The whole of the Emperor's Meditations deserve the profound study of this age. The self-denial which they display is a rebuke to our ever-growing luxury; their generosity contrasts favourably with the increasing bitterness of our cynicism; their contented acquiescence in God's will rebukes our incessant restlessness; above all, their constant elevation shames that multitude of little vices, and little meannesses, which lie like a scurf over the conventionality of modern life. But this earlier chapter has also a special value for the young. It offers a picture which it would indeed be better for them and for us if they could be induced to study. If even under

"That fierce light that beats upon the throne,"
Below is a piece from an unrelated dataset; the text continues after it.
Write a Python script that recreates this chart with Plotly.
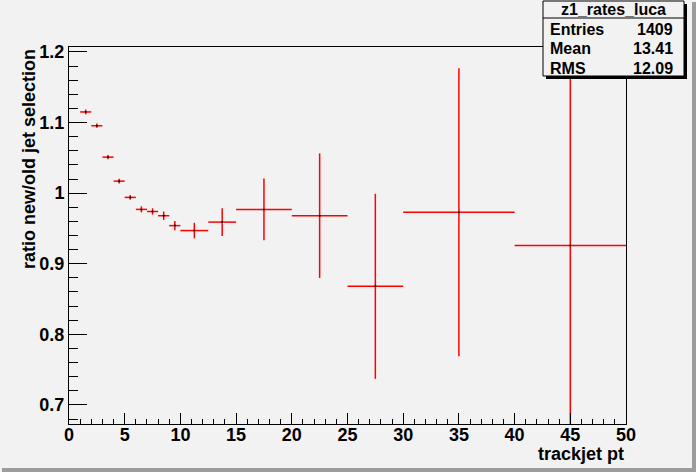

the life of Marcus Aurelius shows no moral stain, it is still more remarkable that the free and beautiful boyhood of this Roman prince had early learnt to recognise only the excellences of his teachers, their patience and firmness, their benevolence and sweetness, their integrity and virtue. Amid the frightful universality of moral corruption he preserved a stainless conscience and a most pure soul; he thanked God in language which breathes the most crystalline delicacy of sentiment and language, that he had preserved uninjured the flower of his early life, and that under the calm influences of his home in the country, and the studies of philosophy, he had learnt to value chastity as the sacred girdle of youth, to be retained and honoured to his latest years. "Surely," says Mr. Carlyle, "a day is coming when it will be known again what virtue is in purity and continence of life; how divine is the blush of young human cheeks; how high, beneficent, sternly inexorable is the duty laid on every creature in regard to these particulars. Well, if such a day never come, then I perceive much else will never come. Magnanimity and depth of insight will never come; heroic purity of heart and of eye; noble pious valour to amend us and the age of bronze and lacquers, how can they ever come? The scandalous bronze-lacquer age of hungry animalisms, spiritual impotencies, and mendacities will have to run its course till the pit swallow it."